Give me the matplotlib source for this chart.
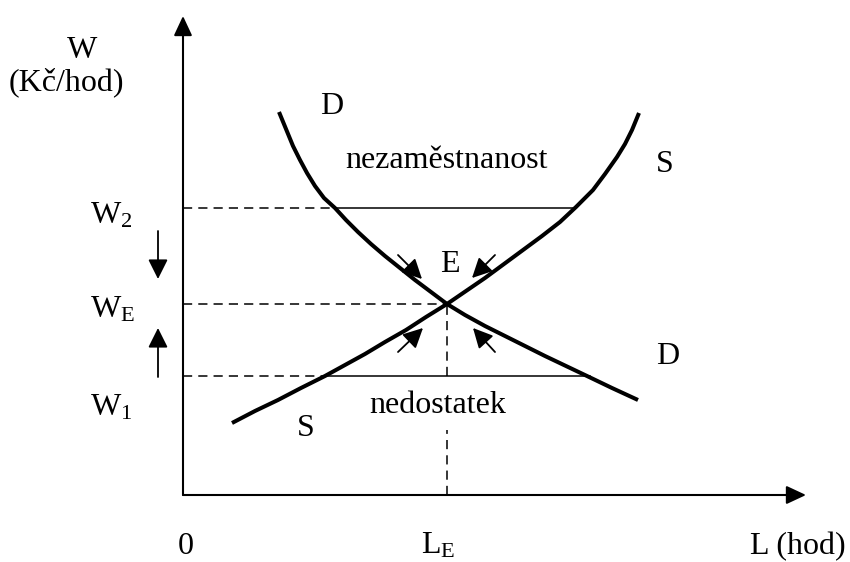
import matplotlib.pyplot as plt

plt.rcParams["font.family"] = ["Liberation Serif", "DejaVu Serif"]
plt.rcParams["mathtext.fontset"] = "custom"
plt.rcParams["mathtext.rm"] = "Liberation Serif"
plt.rcParams["mathtext.it"] = "Liberation Serif"

# Labour market: wage W (Kč/hod) vs labour L (hod), arbitrary units
D_L = [96, 103, 110, 117, 124, 132, 141, 152, 163, 175, 188, 202, 217,
       232, 248, 264, 282, 302, 322, 342, 362, 383, 404, 429, 455]
D_W = [383, 366, 349, 335, 322, 309, 297, 287, 275, 263, 251, 239, 227,
       215, 203, 191, 180, 169, 159, 149, 139, 129, 119, 107, 95]
S_L = [49, 72, 95, 118, 142, 162, 182, 202, 223, 243, 264, 283, 302,
       321, 340, 359, 377, 393, 410, 422, 434, 442, 449, 456]
S_W = [72, 84, 95, 107, 119, 130, 141, 153, 165, 178, 191, 204, 217,
       231, 245, 259, 273, 288, 305, 321, 338, 351, 365, 382]

W2 = 287
WE = 191
W1 = 119
LE = 264
W2_START, W2_END = 152, 390   # nezaměstnanost: D -> S
W1_START, W1_END = 142, 407   # nedostatek: S -> D
L_MAX = 623
W_MAX = 479

fig = plt.figure(figsize=(8.5, 5.62), dpi=100)
ax = fig.add_axes([0, 0, 1, 1])
ax.set_xlim(-183, 667)
ax.set_ylim(-67, 495)
ax.axis("off")

dash = dict(color="black", lw=1.1, dashes=(6, 4))

# axes with arrow heads
axis_arrow = dict(arrowstyle="-|>,head_length=0.6,head_width=0.28",
                  mutation_scale=20, lw=1.5, color="black", shrinkA=0, shrinkB=0)
ax.annotate("", xy=(0, W_MAX), xytext=(0, 0), arrowprops=axis_arrow)
ax.annotate("", xy=(L_MAX, 0), xytext=(0, 0), arrowprops=axis_arrow)

# guide lines
ax.plot([0, W2_START], [W2, W2], **dash)
ax.plot([W2_START, W2_END], [W2, W2], color="black", lw=1.1)
ax.plot([0, LE], [WE, WE], **dash)
ax.plot([0, W1_START], [W1, W1], **dash)
ax.plot([W1_START, W1_END], [W1, W1], color="black", lw=1.1)
ax.plot([LE, LE], [0, 65], **dash)
ax.plot([LE, LE], [W1, WE], **dash)

# demand and supply curves
ax.plot(D_L, D_W, color="black", lw=2.9, solid_capstyle="butt", solid_joinstyle="round")
ax.plot(S_L, S_W, color="black", lw=2.9, solid_capstyle="butt", solid_joinstyle="round")

# arrows pointing to equilibrium
small = dict(arrowstyle="-|>,head_length=0.6,head_width=0.3",
             mutation_scale=20, lw=1.3, color="black", shrinkA=0, shrinkB=0)
eq_arrows = [((215, 240), (239, 216)), ((312, 240), (289, 217)),
             ((215, 143), (240, 167)), ((312, 143), (290, 167))]
for tail, tip in eq_arrows:
    ax.annotate("", xy=tip, xytext=tail, arrowprops=small)

vert = dict(arrowstyle="-|>,head_length=0.6,head_width=0.3",
            mutation_scale=20, lw=1.3, color="black", shrinkA=0, shrinkB=0)
ax.annotate("", xy=(-25, 216), xytext=(-25, 264), arrowprops=vert)
ax.annotate("", xy=(-25, 167), xytext=(-25, 118), arrowprops=vert)

fs = 23
ax.text(-101, 444, "W", fontsize=fs, ha="center", va="center")
ax.text(-117, 413, "(Kč/hod)", fontsize=fs, ha="center", va="center")
ax.text(-93, 272, r"$\mathrm{W_2}$", fontsize=fs, ha="left", va="baseline")
ax.text(-93, 177, r"$\mathrm{W_E}$", fontsize=fs, ha="left", va="baseline")
ax.text(-93, 80, r"$\mathrm{W_1}$", fontsize=fs, ha="left", va="baseline")

ax.text(3, -59, "0", fontsize=fs, ha="center", va="baseline")
ax.text(238, -59, r"$\mathrm{L_E}$", fontsize=fs, ha="left", va="baseline")
ax.text(663, -59, "L (hod)", fontsize=fs, ha="right", va="baseline")

ax.text(149, 388, "D", fontsize=fs, ha="center", va="center")
ax.text(485, 138, "D", fontsize=fs, ha="center", va="center")
ax.text(482, 330, "S", fontsize=fs, ha="center", va="center")
ax.text(123, 66, "S", fontsize=fs, ha="center", va="center")
ax.text(267, 230, "E", fontsize=fs, ha="center", va="center")

ax.text(264, 327, "nezaměstnanost", fontsize=fs, ha="center", va="baseline")
ax.text(255, 82, "nedostatek", fontsize=fs, ha="center", va="baseline")

fig.savefig("out.png", dpi=100)
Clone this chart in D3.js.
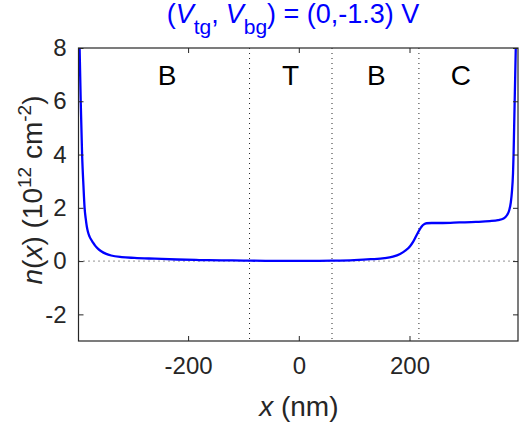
<!DOCTYPE html>
<html><head><meta charset="utf-8">
<script src="https://cdn.jsdelivr.net/npm/d3@7"></script>
<style>body{margin:0;background:#fff}svg{display:block}text{font-family:"Liberation Sans",Arial,Helvetica,sans-serif}</style>
</head><body><svg id="c" width="525" height="426"></svg>
<script>
const xPos = [-396,-394,-391.5,-389,-387,-385,-383,-381,-378,-375,-372,-368,-363,-357,-348,-339,-320,-297,-260,-220,-180,-140,-100,-60,-20,20,60,100,130,155,170,183,193,201,207,213,218,222,226,231,240,260,290,320,345,360,370,376,380,383,385,387,388,389,390,391,392];
const nVal = [8.0,6.0,4.0,2.8,2.0,1.6,1.3,1.1,0.92,0.8,0.7,0.58,0.47,0.37,0.27,0.21,0.15,0.12,0.09,0.06,0.04,0.03,0.02,0.01,0.01,0.01,0.02,0.04,0.07,0.11,0.17,0.27,0.40,0.56,0.74,0.98,1.17,1.30,1.38,1.42,1.43,1.43,1.45,1.47,1.50,1.54,1.60,1.72,1.90,2.20,2.60,3.30,4.00,5.00,6.00,7.00,8.00];
const xTicks = [-200,0,200];
const yTicks = [-2,0,2,4,6,8];
const regionBounds = [-89,60,217];
const regionLabels = ["B","T","B","C"];
const regionLabelX = [-238,-15,140,293];

const L=78.5,R=518,T=48,B=341;
const svg=d3.select("#c");
const x=d3.scaleLinear().domain([-398,396]).range([L,R]);
const y=d3.scaleLinear().domain([-3,8]).range([B,T]);
const ink="#262626";

svg.append("clipPath").attr("id","clip").append("rect").attr("x",L).attr("y",T).attr("width",R-L).attr("height",B-T);

// dotted zero line
svg.append("line").attr("x1",L).attr("x2",R).attr("y1",y(0)).attr("y2",y(0))
  .attr("stroke",ink).attr("stroke-width",1).attr("stroke-dasharray","1,4");
// region boundaries
svg.selectAll("line.rb").data(regionBounds).join("line").attr("class","rb")
  .attr("x1",d=>x(d)).attr("x2",d=>x(d)).attr("y1",T).attr("y2",B)
  .attr("stroke",ink).attr("stroke-width",1).attr("stroke-dasharray","1,4");

// curve
const pts=xPos.map((v,i)=>[v,nVal[i]]);
svg.append("path").datum(pts).attr("clip-path","url(#clip)")
  .attr("d",d3.line().x(d=>x(d[0])).y(d=>y(d[1])).curve(d3.curveMonotoneX))
  .attr("fill","none").attr("stroke","#0000ff").attr("stroke-width",2.3);

// axes
const fs=24;
const fmt=d=>String(d);
const ax=d3.axisBottom(x).tickValues(xTicks).tickSize(-5).tickPadding(16).tickFormat(fmt);
svg.append("g").attr("transform",`translate(0,${B})`).call(ax);
const axT=d3.axisTop(x).tickValues(xTicks).tickSize(-5).tickFormat("");
svg.append("g").attr("transform",`translate(0,${T})`).call(axT);
const ay=d3.axisLeft(y).tickValues(yTicks).tickSize(-5).tickPadding(12).tickFormat(fmt);
svg.append("g").attr("transform",`translate(${L},0)`).call(ay);
const ayR=d3.axisRight(y).tickValues(yTicks).tickSize(-5).tickFormat("");
svg.append("g").attr("transform",`translate(${R},0)`).call(ayR);
svg.selectAll(".domain").remove();
svg.selectAll(".tick line").attr("stroke",ink);
svg.selectAll(".tick text").attr("fill",ink).attr("font-size",fs).attr("font-family","Liberation Sans, Arial, sans-serif");
svg.append("rect").attr("x",L).attr("y",T).attr("width",R-L).attr("height",B-T).attr("fill","none").attr("stroke",ink).attr("stroke-width",1.2);

// region labels
svg.selectAll("text.rl").data(regionLabels).join("text").attr("class","rl")
  .attr("x",(d,i)=>x(regionLabelX[i])).attr("y",85).attr("text-anchor","middle")
  .attr("font-size",28).attr("fill","#000").text(d=>d);

// x label
const xl=svg.append("text").attr("x",x(0)).attr("y",416).attr("text-anchor","middle").attr("font-size",28).attr("fill",ink);
xl.append("tspan").attr("font-style","italic").text("x");
xl.append("tspan").text(" (nm)");

// y label
const yl=svg.append("text").attr("transform",`translate(42,190) rotate(-90)`).attr("text-anchor","middle").attr("font-size",28).attr("fill",ink);
yl.append("tspan").attr("font-style","italic").text("n");
yl.append("tspan").text("(");
yl.append("tspan").attr("font-style","italic").text("x");
yl.append("tspan").text(") (10");
yl.append("tspan").attr("font-size",19).attr("dy",-11).text("12");
yl.append("tspan").attr("dy",11).text(" cm");
yl.append("tspan").attr("font-size",19).attr("dy",-11).text("-2");
yl.append("tspan").attr("dy",11).text(")");

// title
const tt=svg.append("text").attr("x",293).attr("y",23).attr("text-anchor","middle").attr("font-size",27).attr("fill","#0000ff");
tt.append("tspan").text("(");
tt.append("tspan").attr("font-style","italic").text("V");
tt.append("tspan").attr("font-size",21).attr("dy",11).text("tg");
tt.append("tspan").attr("dy",-11).text(",");
tt.append("tspan").attr("font-style","italic").attr("dx",7).text("V");
tt.append("tspan").attr("font-size",21).attr("dy",11).text("bg");
tt.append("tspan").attr("dy",-11).text(") = (0,-1.3) V");
</script></body></html>
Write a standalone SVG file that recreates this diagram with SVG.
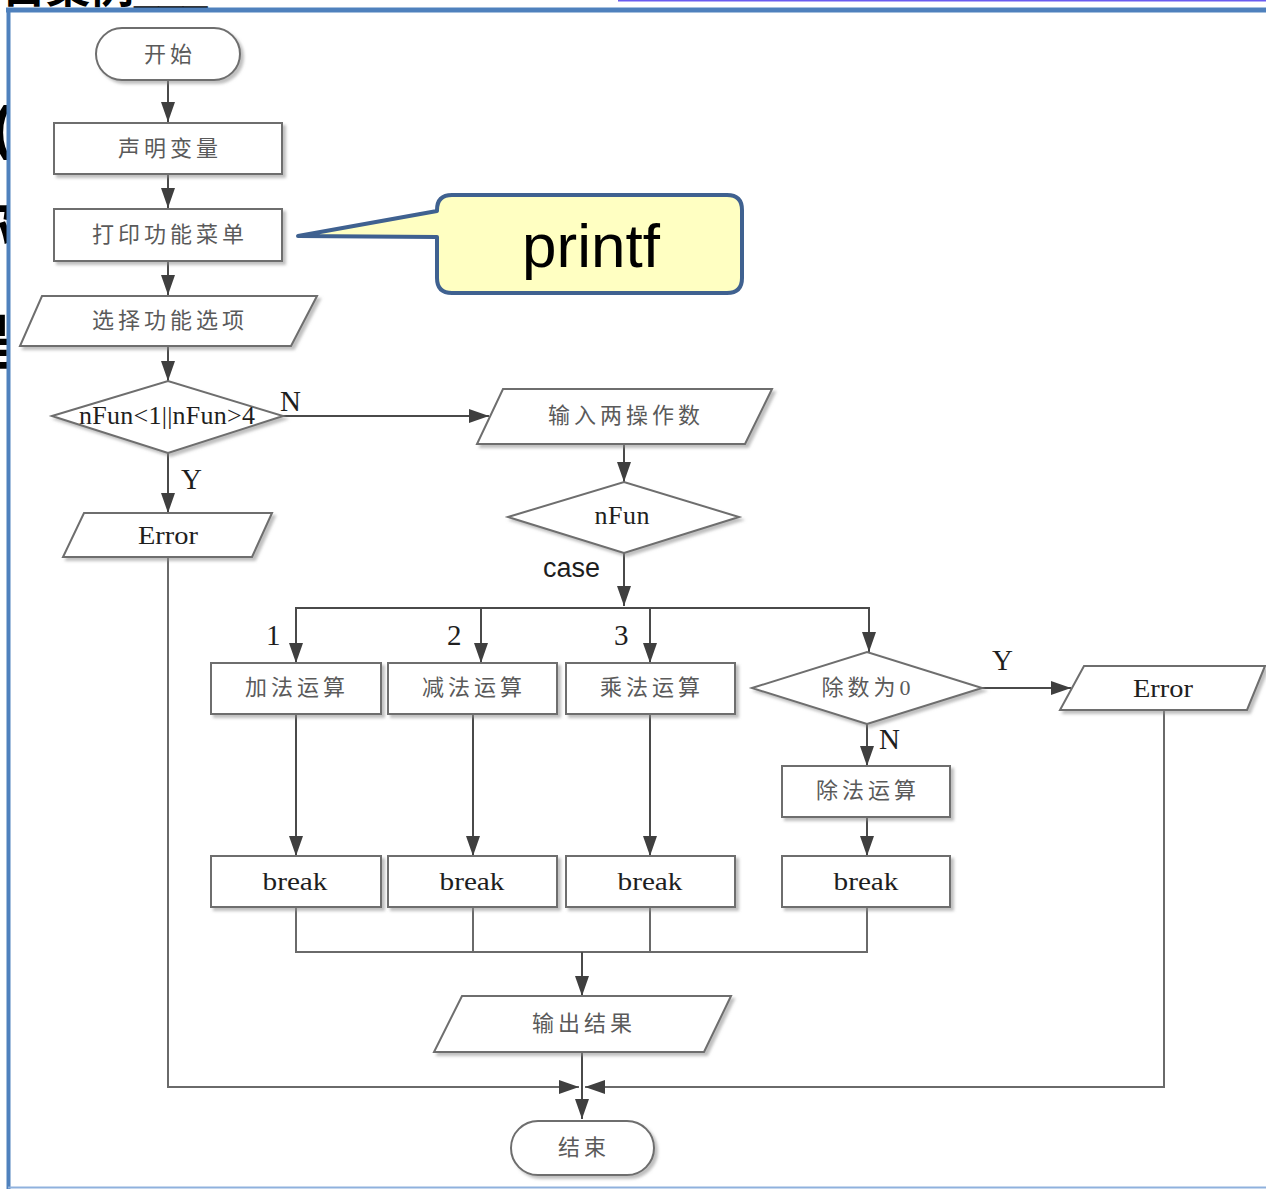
<svg xmlns="http://www.w3.org/2000/svg" width="1266" height="1189" viewBox="0 0 1266 1189">
  <defs>
    <filter id="shadow" x="-10%" y="-10%" width="125%" height="140%">
      <feDropShadow dx="3" dy="3" stdDeviation="1.6" flood-color="#8a8a8a" flood-opacity="0.55"/>
    </filter>
    <marker id="arrow" viewBox="0 0 20 14" refX="20" refY="7" markerWidth="20" markerHeight="14" markerUnits="userSpaceOnUse" orient="auto">
      <path d="M0,0 L20,7 L0,14 Z" fill="#3f3f3f"/>
    </marker>
    <style>
      .shape { fill: #ffffff; stroke: #6e6e6e; stroke-width: 2; filter: url(#shadow); }
      .cn { font-family: "Liberation Serif", "Noto Sans CJK SC", serif; font-size: 22px; letter-spacing: 4px; fill: #5a5a5a; text-anchor: middle; }
      .lat { font-family: "Liberation Serif", "Times New Roman", serif; font-size: 26px; fill: #1e1e1e; text-anchor: middle; }
      .lbl { font-family: "Liberation Serif", "Times New Roman", serif; font-size: 29px; fill: #1e1e1e; }
      .line { fill: none; stroke: #4a4a4a; stroke-width: 2; }
      .join { fill: none; stroke: #6a6a6a; stroke-width: 2; }
      .bg { font-family: "Liberation Sans", "Noto Sans CJK SC", sans-serif; font-weight: bold; fill: #000000; }
    </style>
  </defs>

  <!-- page text lying behind the framed panel -->
  <g id="page-behind">
    <text class="bg" x="2" y="3" font-size="44">目案例___</text>
    <text class="bg" x="12" y="148" font-size="60" text-anchor="end">(</text>
    <text class="bg" x="14" y="246" font-size="60" text-anchor="end">你</text>
    <text class="bg" x="14" y="364" font-size="60" text-anchor="end">是</text>
    <line x1="618" y1="0.5" x2="1266" y2="0.5" stroke="#6a5cf0" stroke-width="2"/>
  </g>

  <!-- framed panel -->
  <g id="frame">
    <rect x="8" y="10" width="1260" height="1178" fill="#ffffff"/>
    <line x1="6" y1="10" x2="1266" y2="10" stroke="#4f81bd" stroke-width="5"/>
    <line x1="8.5" y1="8" x2="8.5" y2="1189" stroke="#4f81bd" stroke-width="4"/>
    <line x1="8" y1="1187.5" x2="1266" y2="1187.5" stroke="#8fb1dd" stroke-width="2"/>
  </g>

  <!-- connectors -->
  <g id="connectors">
    <path class="line" d="M168,80 V122" marker-end="url(#arrow)"/>
    <path class="line" d="M168,174 V208" marker-end="url(#arrow)"/>
    <path class="line" d="M168,261 V295" marker-end="url(#arrow)"/>
    <path class="line" d="M168,346 V381" marker-end="url(#arrow)"/>
    <path class="line" d="M283,416 H489" marker-end="url(#arrow)"/>
    <path class="line" d="M168,453 V513" marker-end="url(#arrow)"/>
    <path class="line" d="M624,444 V482" marker-end="url(#arrow)"/>
    <path class="line" d="M624,553 V606" marker-end="url(#arrow)"/>
    <path class="line" d="M624,608 H296 V663" marker-end="url(#arrow)"/>
    <path class="line" d="M624,608 H869 V652" marker-end="url(#arrow)"/>
    <path class="line" d="M481,608 V663" marker-end="url(#arrow)"/>
    <path class="line" d="M650,608 V663" marker-end="url(#arrow)"/>
    <path class="line" d="M296,714 V856" marker-end="url(#arrow)"/>
    <path class="line" d="M473,714 V856" marker-end="url(#arrow)"/>
    <path class="line" d="M650,714 V856" marker-end="url(#arrow)"/>
    <path class="line" d="M982,688 H1071" marker-end="url(#arrow)"/>
    <path class="line" d="M867,724 V766" marker-end="url(#arrow)"/>
    <path class="line" d="M867,817 V856" marker-end="url(#arrow)"/>
    <path class="join" d="M296,907 V952 H867 V907"/>
    <path class="join" d="M473,907 V952"/>
    <path class="join" d="M650,907 V952"/>
    <path class="line" d="M582,952 V996" marker-end="url(#arrow)"/>
    <path class="line" d="M582,1052 V1119" marker-end="url(#arrow)"/>
    <path class="join" d="M168,558 V1087 H579" marker-end="url(#arrow)"/>
    <path class="join" d="M1164,710 V1087 H585" marker-end="url(#arrow)"/>
  </g>

  <!-- branch labels -->
  <g id="labels">
    <text class="lbl" x="280" y="411">N</text>
    <text class="lbl" x="181" y="489">Y</text>
    <text x="543" y="577" font-family="Liberation Sans, Arial, sans-serif" font-size="27" fill="#1e1e1e">case</text>
    <text class="lbl" x="266" y="645">1</text>
    <text class="lbl" x="447" y="645">2</text>
    <text class="lbl" x="614" y="645">3</text>
    <text class="lbl" x="992" y="670">Y</text>
    <text class="lbl" x="879" y="749">N</text>
  </g>

  <!-- nodes -->
  <g id="start">
    <rect class="shape" x="96" y="28" width="144" height="52" rx="26"/>
    <text class="cn" x="170" y="62">开始</text>
  </g>
  <g id="declare">
    <rect class="shape" x="54" y="123" width="228" height="51"/>
    <text class="cn" x="170" y="156">声明变量</text>
  </g>
  <g id="menu">
    <rect class="shape" x="54" y="209" width="228" height="52"/>
    <text class="cn" x="170" y="242">打印功能菜单</text>
  </g>
  <g id="choose">
    <polygon class="shape" points="42,296 317,296 291,346 20,346"/>
    <text class="cn" x="170" y="328">选择功能选项</text>
  </g>
  <g id="range-check">
    <polygon class="shape" points="52,416 168,381 283,416 168,453"/>
    <text class="lat" x="167" y="424" font-size="21" textLength="176" lengthAdjust="spacing">nFun&lt;1||nFun&gt;4</text>
  </g>
  <g id="error-left">
    <polygon class="shape" points="84,513 272,513 252,557 63,557"/>
    <text class="lat" x="168" y="544" textLength="60" lengthAdjust="spacingAndGlyphs">Error</text>
  </g>
  <g id="input">
    <polygon class="shape" points="503,389 772,389 745,444 477,444"/>
    <text class="cn" x="626" y="423">输入两操作数</text>
  </g>
  <g id="switch">
    <polygon class="shape" points="508,517 624,482 739,517 624,553"/>
    <text class="lat" x="622" y="524" font-size="23" textLength="55" lengthAdjust="spacing">nFun</text>
  </g>
  <g id="add">
    <rect class="shape" x="211" y="663" width="170" height="51"/>
    <text class="cn" x="297" y="695">加法运算</text>
  </g>
  <g id="sub">
    <rect class="shape" x="388" y="663" width="169" height="51"/>
    <text class="cn" x="474" y="695">减法运算</text>
  </g>
  <g id="mul">
    <rect class="shape" x="566" y="663" width="169" height="51"/>
    <text class="cn" x="652" y="695">乘法运算</text>
  </g>
  <g id="zero-check">
    <polygon class="shape" points="752,688 867,652 982,688 867,724"/>
    <text class="cn" x="868" y="695">除数为0</text>
  </g>
  <g id="error-right">
    <polygon class="shape" points="1084,666 1265,666 1247,710 1060,710"/>
    <text class="lat" x="1163" y="697" textLength="60" lengthAdjust="spacingAndGlyphs">Error</text>
  </g>
  <g id="div">
    <rect class="shape" x="782" y="766" width="168" height="51"/>
    <text class="cn" x="868" y="798">除法运算</text>
  </g>
  <g id="break-add">
    <rect class="shape" x="211" y="856" width="170" height="51"/>
    <text class="lat" x="295" y="890" textLength="65" lengthAdjust="spacingAndGlyphs">break</text>
  </g>
  <g id="break-sub">
    <rect class="shape" x="388" y="856" width="169" height="51"/>
    <text class="lat" x="472" y="890" textLength="65" lengthAdjust="spacingAndGlyphs">break</text>
  </g>
  <g id="break-mul">
    <rect class="shape" x="566" y="856" width="169" height="51"/>
    <text class="lat" x="650" y="890" textLength="65" lengthAdjust="spacingAndGlyphs">break</text>
  </g>
  <g id="break-div">
    <rect class="shape" x="782" y="856" width="168" height="51"/>
    <text class="lat" x="866" y="890" textLength="65" lengthAdjust="spacingAndGlyphs">break</text>
  </g>
  <g id="output">
    <polygon class="shape" points="462,996 731,996 704,1052 434,1052"/>
    <text class="cn" x="584" y="1031">输出结果</text>
  </g>
  <g id="end">
    <rect class="shape" x="511" y="1121" width="143" height="54" rx="27"/>
    <text class="cn" x="584" y="1155">结束</text>
  </g>

  <!-- callout for the menu step -->
  <g id="callout-printf">
    <path d="M452,195 H727 Q742,195 742,210 V278 Q742,293 727,293 H452 Q437,293 437,278 V237 L298,236 L437,211 V210 Q437,195 452,195 Z" fill="#ffffc2" stroke="#3f6190" stroke-width="4" stroke-linejoin="round"/>
    <text x="591" y="267" font-family="Liberation Sans, Arial, sans-serif" font-size="62" fill="#000000" text-anchor="middle">printf</text>
  </g>
</svg>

- [Written task] Pictures are excluded. Repeat exactly the lines from the one containing "Clone this chart in D3.js." to the one containing "const regionLabelX = [-238,-15,140,293];", inclusive.

- [Result of this task]
Clone this chart in D3.js.
<!DOCTYPE html>
<html><head><meta charset="utf-8">
<script src="https://cdn.jsdelivr.net/npm/d3@7"></script>
<style>body{margin:0;background:#fff}svg{display:block}text{font-family:"Liberation Sans",Arial,Helvetica,sans-serif}</style>
</head><body><svg id="c" width="525" height="426"></svg>
<script>
const xPos = [-396,-394,-391.5,-389,-387,-385,-383,-381,-378,-375,-372,-368,-363,-357,-348,-339,-320,-297,-260,-220,-180,-140,-100,-60,-20,20,60,100,130,155,170,183,193,201,207,213,218,222,226,231,240,260,290,320,345,360,370,376,380,383,385,387,388,389,390,391,392];
const nVal = [8.0,6.0,4.0,2.8,2.0,1.6,1.3,1.1,0.92,0.8,0.7,0.58,0.47,0.37,0.27,0.21,0.15,0.12,0.09,0.06,0.04,0.03,0.02,0.01,0.01,0.01,0.02,0.04,0.07,0.11,0.17,0.27,0.40,0.56,0.74,0.98,1.17,1.30,1.38,1.42,1.43,1.43,1.45,1.47,1.50,1.54,1.60,1.72,1.90,2.20,2.60,3.30,4.00,5.00,6.00,7.00,8.00];
const xTicks = [-200,0,200];
const yTicks = [-2,0,2,4,6,8];
const regionBounds = [-89,60,217];
const regionLabels = ["B","T","B","C"];
const regionLabelX = [-238,-15,140,293];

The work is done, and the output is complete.